A história de “Acabou Chorare” também é famosa. A banda ainda buscava uma identidade quando João Gilberto, conterrâneo de Galvão, lhes apresentou o samba de Assis Valente. Era a chave que faltava para libertar o Brasil que estava preso na cabeça dos Novos Baianos. Juntando ainda as letras surrealistas que retratavam o amor pelo futebol e o desapego a formalidades, contratos, obrigações, relógios, eles fundaram um novo país através da música.
De Valente, eles escolheram “Brasil Pandeiro” para abrir o disco.

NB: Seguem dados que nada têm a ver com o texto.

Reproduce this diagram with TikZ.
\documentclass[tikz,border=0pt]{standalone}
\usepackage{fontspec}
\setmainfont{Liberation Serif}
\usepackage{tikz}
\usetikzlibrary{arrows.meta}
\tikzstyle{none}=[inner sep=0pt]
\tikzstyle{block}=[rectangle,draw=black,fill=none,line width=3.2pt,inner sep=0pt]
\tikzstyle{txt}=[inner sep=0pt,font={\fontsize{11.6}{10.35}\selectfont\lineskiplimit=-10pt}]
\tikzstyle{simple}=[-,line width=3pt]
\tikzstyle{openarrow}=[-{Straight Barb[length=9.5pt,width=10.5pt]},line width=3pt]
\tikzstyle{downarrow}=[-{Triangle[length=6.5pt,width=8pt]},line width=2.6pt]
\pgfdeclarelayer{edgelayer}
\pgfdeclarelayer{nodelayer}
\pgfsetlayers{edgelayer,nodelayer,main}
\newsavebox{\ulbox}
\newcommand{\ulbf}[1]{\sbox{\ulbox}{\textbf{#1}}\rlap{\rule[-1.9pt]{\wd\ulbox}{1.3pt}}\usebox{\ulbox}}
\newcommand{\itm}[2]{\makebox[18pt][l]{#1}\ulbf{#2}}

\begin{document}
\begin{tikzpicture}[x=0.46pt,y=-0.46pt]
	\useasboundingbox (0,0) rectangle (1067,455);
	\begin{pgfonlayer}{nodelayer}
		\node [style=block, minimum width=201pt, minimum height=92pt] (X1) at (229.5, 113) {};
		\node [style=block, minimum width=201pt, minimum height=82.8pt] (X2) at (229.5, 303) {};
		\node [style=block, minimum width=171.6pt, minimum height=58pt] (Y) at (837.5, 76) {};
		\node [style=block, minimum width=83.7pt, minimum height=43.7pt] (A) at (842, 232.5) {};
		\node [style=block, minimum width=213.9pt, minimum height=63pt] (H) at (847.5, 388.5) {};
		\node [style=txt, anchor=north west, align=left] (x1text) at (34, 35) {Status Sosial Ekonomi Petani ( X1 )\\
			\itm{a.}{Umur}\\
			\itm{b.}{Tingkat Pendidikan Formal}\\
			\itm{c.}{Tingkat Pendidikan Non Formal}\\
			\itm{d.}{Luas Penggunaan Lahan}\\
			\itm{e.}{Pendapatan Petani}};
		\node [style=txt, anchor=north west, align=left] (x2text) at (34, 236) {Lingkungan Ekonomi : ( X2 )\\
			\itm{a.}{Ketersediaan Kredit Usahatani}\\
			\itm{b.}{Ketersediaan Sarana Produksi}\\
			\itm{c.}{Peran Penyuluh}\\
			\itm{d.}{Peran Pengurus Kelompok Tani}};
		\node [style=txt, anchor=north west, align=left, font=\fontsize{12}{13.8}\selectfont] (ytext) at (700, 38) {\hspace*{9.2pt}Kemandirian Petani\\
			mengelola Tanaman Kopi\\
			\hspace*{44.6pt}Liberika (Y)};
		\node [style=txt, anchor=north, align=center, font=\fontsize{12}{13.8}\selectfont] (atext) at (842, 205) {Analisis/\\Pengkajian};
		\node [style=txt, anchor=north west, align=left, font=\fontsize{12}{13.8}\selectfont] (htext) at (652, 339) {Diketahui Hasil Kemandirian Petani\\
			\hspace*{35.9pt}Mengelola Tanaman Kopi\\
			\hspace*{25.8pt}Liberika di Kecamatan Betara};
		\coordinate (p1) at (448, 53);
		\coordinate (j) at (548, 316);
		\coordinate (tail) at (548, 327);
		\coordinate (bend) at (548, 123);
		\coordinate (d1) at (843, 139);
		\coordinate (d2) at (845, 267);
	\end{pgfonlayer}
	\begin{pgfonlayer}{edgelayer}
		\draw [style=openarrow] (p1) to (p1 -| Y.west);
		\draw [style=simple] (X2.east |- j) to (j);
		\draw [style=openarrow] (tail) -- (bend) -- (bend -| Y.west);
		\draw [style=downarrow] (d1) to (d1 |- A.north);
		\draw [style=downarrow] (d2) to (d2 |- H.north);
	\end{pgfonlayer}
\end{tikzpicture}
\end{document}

Do samba, eles passam para “Preta Pretinha”, que assim como o famoso “Bolero”, de Maurice Ravel, ganha corpo e volume ao longo de muitos minutos. Tem “Tinindo Trincando” e “A menina dança”, rocks com cara de escola de samba. Diferente de “Swing de Campo Grande” e “Besta é tu”, sambas cheios de personalidade, mais tradicionais. Mas a obra-prima segue sendo “Mistério do Planeta”, com letra filosófica sobre o passar do tempo.
Se a maturidade do canto de Milton é o ouro do “Clube da esquina”, a ingenuidade da voz de Baby é algo que emociona pela delicadeza. Junto dela, o fraseado ágil de Moraes, a experiência dos bailes Paulinho Boca de Cantor, a influência de Jimi Hendrix, Jacob do Bandolim e Garrincha na guitarra de Pepeu Gomes e a cabeça privilegiadamente tropicalista de Luiz Galvão. Na cozinha, Dadi, Jorginho, Baixinho, Bolacha e outros malucos que apareciam no pedaço. “É um álbum que não para de elogiar suas próprias partes móveis, uma máquina bem lubrificada bordada com alegria e romance inebriantes”, nas palavras do crítico Matt Mitchell, da Paste.